Directed by Reginald Hudlin, this Oprah Winfrey-produced documentary is an eloquent rebuke to the ‘sellout’ narrative that bedevilled Poitier’s stellar career

The inspirational story of Sidney Poitier is retold in this warm and thoroughly engaging documentary from film-maker Reginald Hudlin, featuring commentary from Oprah Winfrey (the film’s producer), Spike Lee, Denzel Washington, Morgan Freeman, Quincy Jones, cultural critic Nelson George – and Lulu, Poitier’s costar in To Sir With Love. Most importantly, it includes a marvellous direct-to-camera raconteur performance from Poitier himself, recorded before he died in January this year. (It also includes some great archive TV material and chat-show clips, including of course appearances on Dick Cavett, without whom no documentary of this sort is possible and who surely deserves a documentary of his own.). Harry Belafonte, his great friend, ally and rival in the civil rights movement, now 95 years old, was evidently not well enough to contribute, but he too is captured in clips.
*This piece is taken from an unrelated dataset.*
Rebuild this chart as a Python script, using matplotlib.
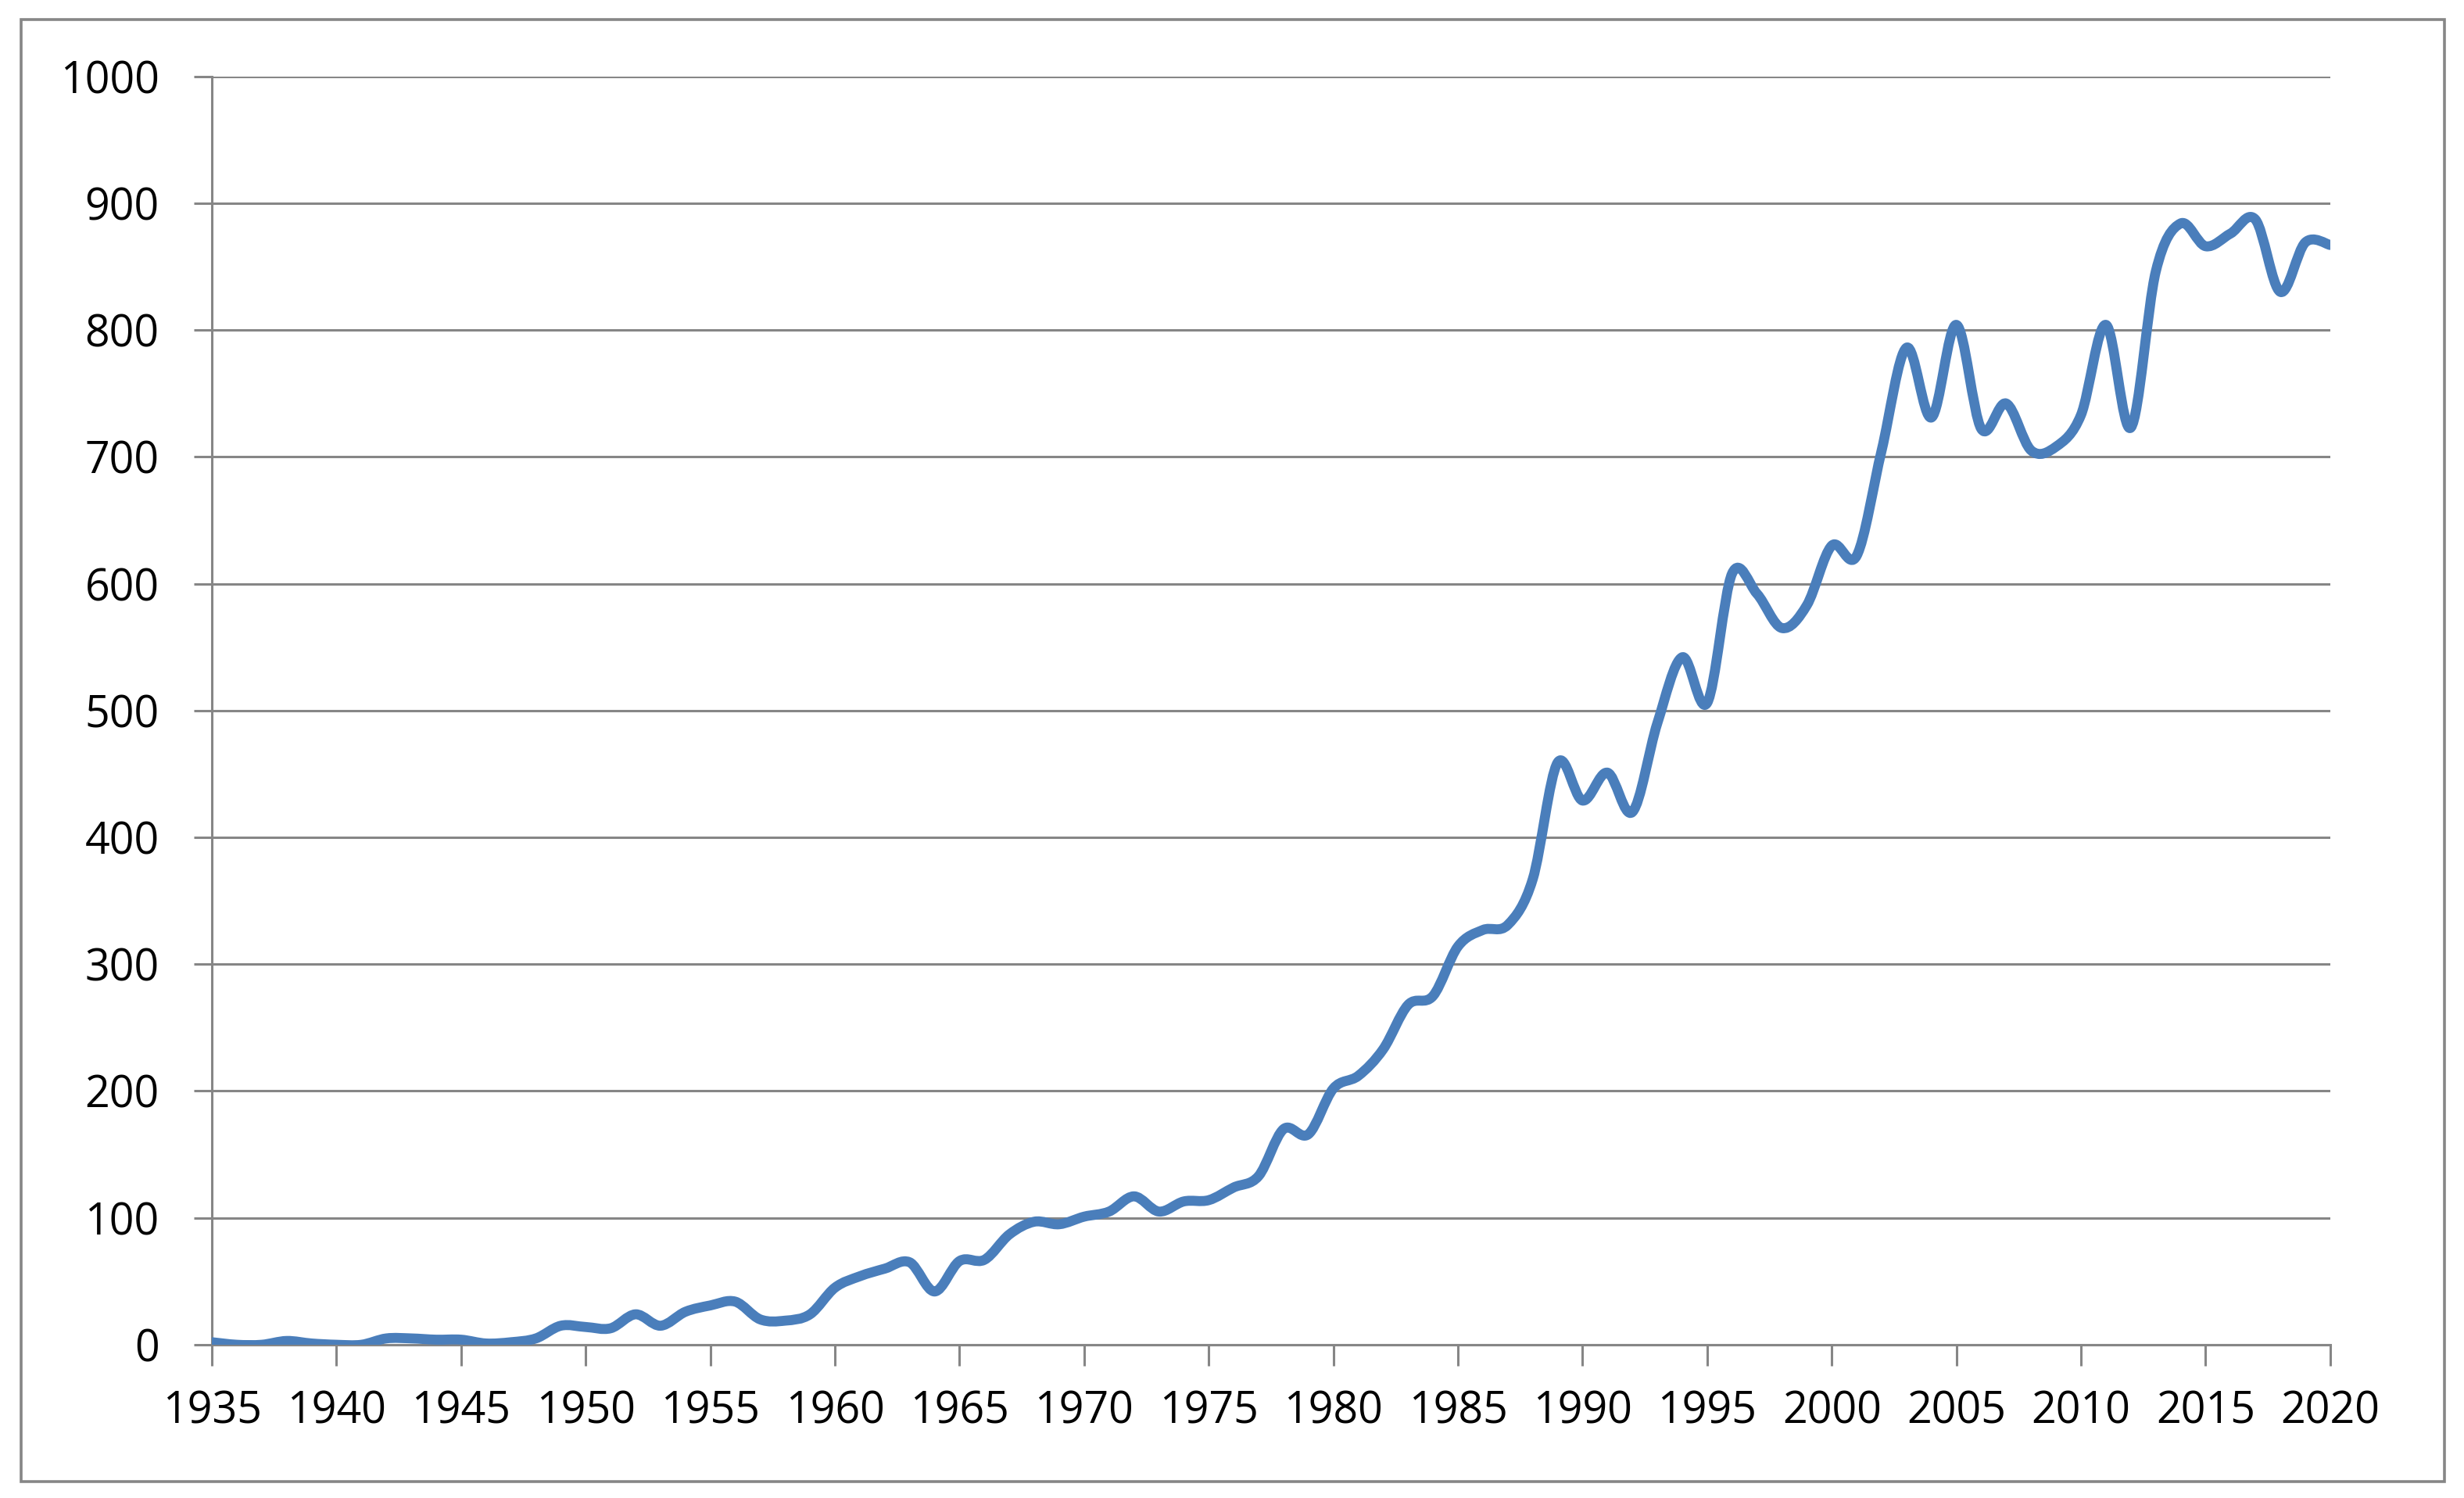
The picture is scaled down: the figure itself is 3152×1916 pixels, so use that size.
import matplotlib.pyplot as plt
from matplotlib.path import Path
from matplotlib.patches import PathPatch, Rectangle
import numpy as np

plt.rcParams['font.family'] = ['Open Sans', 'DejaVu Sans']

years = list(range(1935, 2021))
values = [2, 0, 0, 3, 1, 0, 0, 5, 5, 4,
          4, 1, 2, 5, 15, 14, 13, 24, 15, 26,
          31, 34, 20, 19, 24, 45, 54, 60, 65, 42,
          66, 67, 87, 97, 95, 101, 105, 117, 105, 113,
          114, 124, 133, 170, 166, 202, 212, 233, 268, 275,
          314, 327, 331, 367, 459, 429, 451, 420, 490, 542,
          506, 608, 592, 565, 583, 630, 622, 705, 786, 731,
          804, 722, 742, 705, 708, 733, 804, 723, 846, 884,
          866, 876, 887, 830, 869, 867]
x_ticks = list(range(1935, 2021, 5))
y_ticks = list(range(0, 1001, 100))

grey = '#868686'
blue = '#4a7ebb'

fig = plt.figure(figsize=(15.76, 9.58), dpi=200)
ax = fig.add_axes([0.086, 0.1023, 0.8597, 0.8468])

# smoothed line like excel (catmull-rom bezier)
pts = np.column_stack([years, values]).astype(float)
ext = np.vstack([pts[0], pts, pts[-1]])
verts = [tuple(pts[0])]
codes = [Path.MOVETO]
for i in range(1, len(ext) - 2):
    p0, p1, p2, p3 = ext[i - 1], ext[i], ext[i + 1], ext[i + 2]
    c1 = p1 + (p2 - p0) / 6
    c2 = p2 - (p3 - p1) / 6
    verts += [tuple(c1), tuple(c2), tuple(p2)]
    codes += [Path.CURVE4] * 3
line = PathPatch(Path(verts, codes), fill=False, edgecolor=blue, lw=4.6,
                 capstyle='round', joinstyle='round', zorder=3)
ax.add_patch(line)

ax.set_xlim(1935, 2020)
ax.set_ylim(0, 1000)
ax.set_xticks(x_ticks)
ax.set_yticks(y_ticks)
ax.grid(axis='y', color=grey, lw=1.1)
ax.set_axisbelow(True)

for s in ['top', 'right']:
    ax.spines[s].set_visible(False)
for s in ['left', 'bottom']:
    ax.spines[s].set_color(grey)
    ax.spines[s].set_linewidth(1.1)

ax.tick_params(axis='y', direction='out', length=8.3, width=1.1, color=grey,
               pad=16, labelsize=20, labelcolor='black')
ax.tick_params(axis='x', direction='out', length=9.7, width=1.1, color=grey,
               pad=11, labelsize=20, labelcolor='black')

# outer chart border
fig.patches.append(Rectangle((0.0086, 0.011), 0.9835, 0.976, transform=fig.transFigure,
                             fill=False, edgecolor=grey, lw=1.3))

fig.savefig('out.png', dpi=200)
Poitier came of age in the 1960s as a pioneering African-American movie star, in an era when society was loosening up: McCarthyism was on the wane, paranoia was declining, America’s white middle classes were waking up to civil rights and he was to prove a persuasive and charming ambassador for black rights with wonderful presence, dignity and Shakespearian bearing – although oddly, he never acted in Shakespeare.